Kolumne: Frauensache Ein Jahr ohne Make-up

Im Urlaub, die spanische Sonne am Himmel und den warmen Strand zu Füßen, ist mir klar geworden, dass es manchmal ziemlich anstrengend ist, eine Frau zu sein. Da sind die 30-Jährigen, die sich am Frühstücksbuffet tapfer mit ein paar Stücken Ananas begnügen und am Tisch dann sehnsüchtig auf den Teller mit Spiegeleiern ihrer männlichen Begleitung blicken. Da sind die 40-Jährigen, die bei 36 Grad auf der Strandliege Make-up tragen und im Viertelstundentakt in den Handspiegel blicken, ob alles noch sitzt. Da sind die 50-Jährigen, die mit jugendlich-straffen Silikonbrüsten der Schwerkraft trotzen und deren erschlaffte Haut dennoch ihr wahres Alter verrät. Das Frau-sein ab 30 hat manchmal etwas Unentspanntes.

Um sich dem zu entziehen hat eine 20-jährige Bloggerin aus den USA einen Selbstversuch gestartet: Ein Jahr will sie auf Make-up verzichten. Nun ist sie eine junge Frau mit makelloser Haut und hübschem Gesicht, die nichts übertünchen muss. Ihre Absicht, der Welt ungeschminkt entgegenzutreten, könnte trotzdem befreiend sein, würde ihr Verzicht nicht zum Krampf geraten. Make-up sei sicherlich ein gutes Instrument, um sich selbst auszudrücken, so die junge Bloggerin, aber sie hasse die Tatsache, dass viele Frauen es tragen, um sich schön zu fühlen. Wie bitte? Der Rougepinsel als expressionistisches Werkzeug ist erlaubt, als Instrument der äußerlichen Verschönerung aber nicht? Frauen können also fröhlich in ihrem Gesicht herummalen so lange sie sich nicht schöner dadurch fühlen. Das ist nicht nur unentspannt, sondern Unsinn.

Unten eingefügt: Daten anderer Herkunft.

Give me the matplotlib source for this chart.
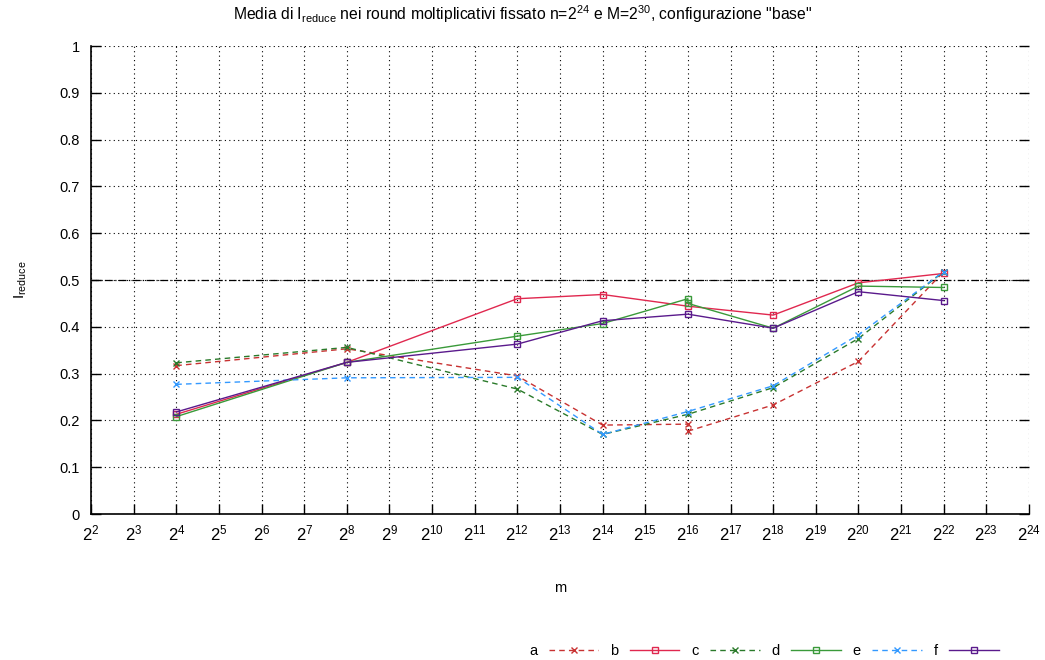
import matplotlib
matplotlib.use('Agg')
import matplotlib.pyplot as plt
import numpy as np

plt.rcParams['font.family'] = ['Liberation Sans', 'DejaVu Sans']
plt.rcParams['mathtext.fontset'] = 'custom'
plt.rcParams['mathtext.rm'] = 'Liberation Sans'
plt.rcParams['mathtext.it'] = 'Liberation Sans'
plt.rcParams['mathtext.default'] = 'regular'

# esponenti di m (2^k) e valori medi di I_reduce per ogni serie
exp_a = [4, 8, 12, 14, 16, 16, 18, 20, 22]
val_a = [0.317, 0.353, 0.295, 0.190, 0.192, 0.177, 0.233, 0.326, 0.518]

exp_b = [4, 8, 12, 14, 16, 18, 20, 22]
val_b = [0.213, 0.324, 0.460, 0.469, 0.444, 0.425, 0.494, 0.514]

exp_c = [4, 8, 12, 14, 16, 18, 20, 22]
val_c = [0.323, 0.356, 0.267, 0.170, 0.213, 0.270, 0.375, 0.518]

exp_d = [4, 8, 12, 14, 16, 16, 18, 20, 22]
val_d = [0.208, 0.324, 0.380, 0.407, 0.460, 0.450, 0.397, 0.487, 0.484]

exp_e = [4, 8, 12, 14, 16, 18, 20, 22]
val_e = [0.277, 0.291, 0.292, 0.170, 0.219, 0.274, 0.383, 0.518]

exp_f = [4, 8, 12, 14, 16, 18, 20, 22]
val_f = [0.218, 0.324, 0.363, 0.413, 0.427, 0.397, 0.475, 0.456]

labels = ['a', 'b', 'c', 'd', 'e', 'f']
xtick_exp = list(range(2, 25))
ytick_vals = [0, 0.1, 0.2, 0.3, 0.4, 0.5, 0.6, 0.7, 0.8, 0.9, 1]

series = [
    (exp_a, val_a, '#c83232', (0, (4, 3)), 'x'),
    (exp_b, val_b, '#e0284f', '-', 's'),
    (exp_c, val_c, '#2a7a2a', (0, (4, 3)), 'x'),
    (exp_d, val_d, '#3a9a3a', '-', 's'),
    (exp_e, val_e, '#3399ff', (0, (4, 3)), 'x'),
    (exp_f, val_f, '#5a1a8c', '-', 's'),
]

fig = plt.figure(figsize=(10.45, 6.6), dpi=100)
ax = fig.add_axes([91 / 1045, 1 - 514 / 660, 938 / 1045, 468 / 660])

for (ex, v, col, ls, mk), lab in zip(series, labels):
    x = 2.0 ** np.array(ex)
    ax.plot(x, v, color=col, linestyle=ls, linewidth=1.0, marker=mk,
            markersize=4.5, markerfacecolor='none', markeredgecolor=col,
            markeredgewidth=1.0, label=lab)

ax.axhline(0.5, color='black', linewidth=0.9, linestyle=(0, (6, 2, 1, 2)), zorder=1)

ax.set_xscale('log', base=2)
ax.set_xlim(2 ** 2, 2 ** 24)
ax.set_ylim(0, 1)
ax.set_xticks([2.0 ** k for k in xtick_exp])
ax.set_xticklabels(['$2^{%d}$' % k for k in xtick_exp], fontsize=12)
ax.minorticks_off()
ax.set_yticks(ytick_vals)
ax.set_yticklabels(['%g' % v for v in ytick_vals], fontsize=10.5)

ax.grid(True, color='black', linestyle=(0, (1, 3)), linewidth=0.8)
ax.tick_params(direction='in', length=7, width=1, right=True, top=False)
ax.tick_params(axis='x', pad=7)
ax.tick_params(axis='y', pad=8)
ax.spines['top'].set_visible(False)
ax.spines['right'].set_visible(False)
ax.spines['left'].set_linewidth(1.2)
ax.spines['bottom'].set_linewidth(1.2)

ax.set_xlabel('m', fontsize=10.5, labelpad=27)
ax.set_ylabel('I$_{reduce}$', fontsize=11, labelpad=22)

fig.text(0.5, 1 - 14 / 660, 'Media di I$_{reduce}$ nei round moltiplicativi fissato n=2$^{24}$ e M=2$^{30}$, configurazione "base"',
         ha='center', va='center', fontsize=11.3)

fig.legend(loc='center right', bbox_to_anchor=(999 / 1045, 1 - 651 / 660), ncol=6,
           frameon=False, markerfirst=False, handlelength=3.4, columnspacing=0.8,
           handletextpad=0.8, fontsize=10.5, borderaxespad=0, borderpad=0)

fig.savefig('out.png', dpi=100)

Noch seltsamer wird es, wenn die Bloggerin einen Zusammenhang zwischen Make-up-Benutzung und Karriere konstruiert: Wie sollen Frauen, die sich konstant auf ihr Äußeres reduzieren genug Selbstbewusstsein aufbauen, um Politikerinnen und Geschäftsführerinnen zu werden? Puh. Lidschatten und Lippenstift als Karrierehindernis - auf die Idee muss man erst ein Mal kommen. Schminke per se als Ausdruck mangelnden Selbstbewusstseins zu werten, ist ebenso simpel wie geschichtsvergessen. So waren Anfang des 20. Jahrhunderts geschminkte Lippen die Insignien der amerikanischen Frauenbewegung, der Lippenstift das Symbol weiblicher Unabhängigkeit. Heute haben wir das Privileg ihn ohne Hintergedanken benutzen zu könne, er dient einfach nur der äußeren Zierde. Nicht mehr und nicht weniger.

Und jetzt gehe ich zum Frühstücksbuffet und hole mir eine Portion Spiegeleier.